En la actualidad una propuesta más razonable y realista debería basarse en los principios de la "reducción de daños", que tratan de disminuir las consecuencias negativas de la producción y consumo de drogas, así como el impacto negativo de las políticas prohibicionistas en curso. ¿Qué significa esto en la práctica? Significa diseñar estrategias que conlleven más beneficios que perjuicios y que hagan de la salud pública su principal objetivo. Los adictos a la droga merecen compasión y tratamiento, no la demonización y la cárcel.

Significa también que la fuerza de la ley debe dirigirse contra las organizaciones violentas de narcotraficantes, no contra los drogadictos no violentos u otros ofensores menores.
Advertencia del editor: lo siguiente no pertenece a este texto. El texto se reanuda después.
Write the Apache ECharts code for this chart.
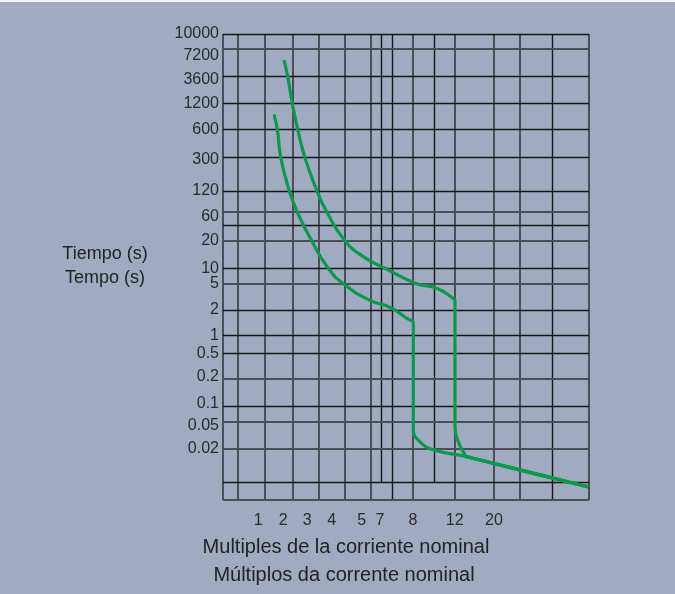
<!DOCTYPE html>
<html>
<head>
<meta charset="utf-8">
<title>Curva de disparo</title>
<script src="https://cdn.jsdelivr.net/npm/echarts@6/dist/echarts.min.js"></script>
<style>
    html, body { margin: 0; padding: 0; background: #a0abc2; }
    #chart-container { width: 675px; height: 594px; }
</style>
</head>
<body>
<div id="chart-container"></div>
<script>
// eje x: multiplos de la corriente nominal
var xTickValues = [1, 2, 3, 4, 5, 7, 8, 12, 20];
var xTickLabels = ['1', '2', '3', '4', '5', '7', '8', '12', '20'];

// eje y: tiempo (s)
var yTickValues = [10000, 7200, 3600, 1200, 600, 300, 120, 60, 20, 10, 5, 2, 1, 0.5, 0.2, 0.1, 0.05, 0.02];
var yTickLabels = ['10000', '7200', '3600', '1200', '600', '300', '120', '60', '20', '10', '5', '2', '1', '0.5', '0.2', '0.1', '0.05', '0.02'];

// [multiplo, segundos]
var curveLow = [
    [1.63, 900], [1.76, 600], [1.90, 295], [2.24, 123], [2.58, 60], [3.18, 20],
    [3.86, 10], [4.39, 5], [5.91, 2.8], [7.30, 2.2], [7.81, 1.6], [8.03, 1.4],
    [8.03, 1.25], [8.03, 0.045], [8.03, 0.038], [8.67, 0.025], [9.95, 0.019],
    [14.4, 0.015], [39.2, 0.0053]
];
var curveHigh = [
    [2.03, 5400], [2.18, 3600], [2.375, 1200], [2.6, 600], [2.9, 295], [3.385, 123],
    [3.80, 60], [4.44, 20], [5.17, 13.4], [7.15, 10], [8.35, 5], [10.27, 4.26],
    [11.87, 3.0], [12.06, 2.8], [12.06, 2.5], [12.06, 0.05], [12.06, 0.042],
    [12.73, 0.025], [14.1, 0.016], [14.4, 0.015], [39.2, 0.0053]
];

(function(window, echarts) {
    'use strict';

    // the printed sheet is not a true log scale: each tick has its own place (px inside the grid)
    var X_TICK_POS = [35.3, 60.3, 84.3, 108.7, 138.7, 157, 190, 231.7, 271];
    var Y_TICK_POS = [466, 451.3, 423.7, 396.3, 370.7, 343, 309, 288, 259.3, 231.7, 216.3, 190, 164.3, 146.7, 121, 93.3, 78.3, 51.7];
    var W = 366, H = 466;

    // some time labels are printed a few px off their line (px, + is down)
    var LABEL_NUDGE = {'7200': 7, '3600': 3, '300': 3, '60': 5, '0.2': -2, '0.1': -3, '0.05': 4};

    var GRAY = {color: '#4a4e57', width: 2, type: 'solid'};
    var BLACK = {color: '#161616', width: 1.4, type: 'solid'};

    var V_GRAY = [0, 14.7, 42, 69.3, 96, 122, 148, 190, 231.7, 271, 296.3, 366];
    var V_BLACK = [169.3, 329.7];
    var V_SHORT = [158.7, 211.3];
    var H_EXTRA = [275, 17.3];
    var H_GRAY_LABELS = ['7200', '60', '20', '5', '0.2', '0.05', '0.02'];
    var SHORT_FROM = 17.3;

    function interp(v, vals, pos) {
        var i = 1;
        while (i < vals.length - 1 && v > vals[i]) i++;
        return pos[i - 1] + (v - vals[i - 1]) / (vals[i] - vals[i - 1]) * (pos[i] - pos[i - 1]);
    }

    var yLog = yTickValues.map(function(v) { return Math.log10(v); }).reverse();
    var yPosAsc = Y_TICK_POS.slice().reverse();

    function xPos(m) { return interp(m, xTickValues, X_TICK_POS); }
    function yPos(t) { return interp(Math.log10(t), yLog, yPosAsc); }

    function labelFor(v, pos, labels) {
        for (var i = 0; i < pos.length; i++) {
            if (Math.abs(pos[i] - v) < 0.01) return labels[i];
        }
        return '';
    }

    var gridLines = [];
    V_GRAY.forEach(function(v) { gridLines.push({xAxis: v, lineStyle: GRAY}); });
    V_BLACK.forEach(function(v) { gridLines.push({xAxis: v, lineStyle: BLACK}); });
    V_SHORT.forEach(function(v) {
        gridLines.push([{coord: [v, SHORT_FROM], lineStyle: BLACK}, {coord: [v, H]}]);
    });
    yTickValues.forEach(function(t, i) {
        var st = H_GRAY_LABELS.indexOf(yTickLabels[i]) >= 0 ? GRAY : BLACK;
        gridLines.push({yAxis: yPos(t), lineStyle: st});
    });
    H_EXTRA.forEach(function(v) { gridLines.push({yAxis: v, lineStyle: BLACK}); });
    gridLines.push({yAxis: 0, lineStyle: GRAY});

    function toXY(curve) {
        return curve.map(function(p) { return [xPos(p[0]), yPos(p[1])]; });
    }

    var labelFont = {fontSize: 16, color: '#2a2a2a', fontFamily: 'Liberation Sans'};
    var textColor = '#222';

    var rich = {};
    Object.keys(LABEL_NUDGE).forEach(function(k, i) {
        var n = LABEL_NUDGE[k];
        rich['n' + i] = Object.assign({padding: n > 0 ? [2 * n, 0, 0, 0] : [0, 0, -2 * n, 0]}, labelFont);
    });

    function timeLabel(v) {
        var s = labelFor(v, Y_TICK_POS, yTickLabels);
        var i = Object.keys(LABEL_NUDGE).indexOf(s);
        return i >= 0 ? '{n' + i + '|' + s + '}' : s;
    }

    // 10000 sits on a second, label-only axis: otherwise it and 7200 hide each other
    function timeAxis(values) {
        return {
            type: 'value', min: 0, max: H, position: 'left',
            axisLine: {show: false}, axisTick: {show: false}, splitLine: {show: false},
            axisLabel: Object.assign({
                customValues: values,
                showMinLabel: true, showMaxLabel: true,
                margin: 4,
                rich: rich,
                formatter: timeLabel
            }, labelFont)
        };
    }

    var chart = echarts.init(document.getElementById('chart-container'));
    chart.setOption({
        backgroundColor: '#a0abc2',
        animation: false,
        grid: {left: 223, right: 86, top: 34, bottom: 94},
        xAxis: {
            type: 'value', min: 0, max: W,
            axisLine: {show: false}, axisTick: {show: false}, splitLine: {show: false},
            axisLabel: Object.assign({
                customValues: X_TICK_POS,
                showMinLabel: true, showMaxLabel: true,
                margin: 13,
                formatter: function(v) { return labelFor(v, X_TICK_POS, xTickLabels); }
            }, labelFont)
        },
        yAxis: [timeAxis(Y_TICK_POS.slice(1)), timeAxis(Y_TICK_POS.slice(0, 1))],
        graphic: [
            {type: 'rect', shape: {x: 0, y: 0, width: 675, height: 2}, style: {fill: '#f4f4f6'}},
            {type: 'text', x: 105, y: 254, style: {text: 'Tiempo (s)', align: 'center', verticalAlign: 'middle', fill: textColor, font: '18px "Liberation Sans"'}},
            {type: 'text', x: 105, y: 278, style: {text: 'Tempo (s)', align: 'center', verticalAlign: 'middle', fill: textColor, font: '18px "Liberation Sans"'}},
            {type: 'text', x: 346, y: 547, style: {text: 'Multiples de la corriente nominal', align: 'center', verticalAlign: 'middle', fill: textColor, font: '20px "Liberation Sans"'}},
            {type: 'text', x: 344, y: 575, style: {text: 'Múltiplos da corrente nominal', align: 'center', verticalAlign: 'middle', fill: textColor, font: '20px "Liberation Sans"'}}
        ],
        series: [
            {
                type: 'line', data: [], z: 1, silent: true,
                markLine: {symbol: 'none', silent: true, label: {show: false}, data: gridLines, animation: false}
            },
            {
                type: 'line', data: toXY(curveLow), z: 5, smooth: 0.5, showSymbol: false, silent: true,
                lineStyle: {color: '#0b9a4b', width: 3.2}
            },
            {
                type: 'line', data: toXY(curveHigh), z: 5, smooth: 0.5, showSymbol: false, silent: true,
                lineStyle: {color: '#0b9a4b', width: 3.2}
            }
        ]
    });
})(window, window.echarts);
</script>
</body>
</html>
De los 400 mil detenidos por delitos de drogas en las cárceles de Estados Unidos, la mayoría está ahí por infracciones menores. Lo mismo pasa en Latinoamérica, donde son los involucrados en las fases iniciales de la producción -no los grandes capos de la droga- los que sufren las consecuencias de los esfuerzos antinarcóticos.

La 'lucha contra las drogas' no debe tomarse como pretexto para transformar las sociedades en zonas de guerra, o entregarles más poderes a las fuerzas militares o poner los derechos humanos en segundo plano y olvidarse por completo del Estado de derecho. Las cruzadas no tienen lugar en las sociedades democráticas; no obstante en eso se ha convertido la guerra contra las drogas. Ya es hora de terminar esta guerra y de comenzar un trabajo efectivo.

Ese trabajo podría iniciarse esta semana en Washington. En vez de prometer seguir haciendo más de lo mismo, los líderes del hemisferio deberían tener el coraje de reconocer la necesidad de cambio y de trazar un nuevo curso más balanceado y con más posibilidades de éxito. Y si el emperador de la guerra contra las drogas dice que no quiere saber nada al respecto, que por favor alguien se atreva a señalar que está desnudo.

 

(*) Nadelmann es director del Lindesmith Center, instituto dedicado a la investigación y análisis de políticas de drogas. Youngers se encarga del programa para los países andinos en la Oficina en Washington para Asuntos Latinoamericanos, WOLA.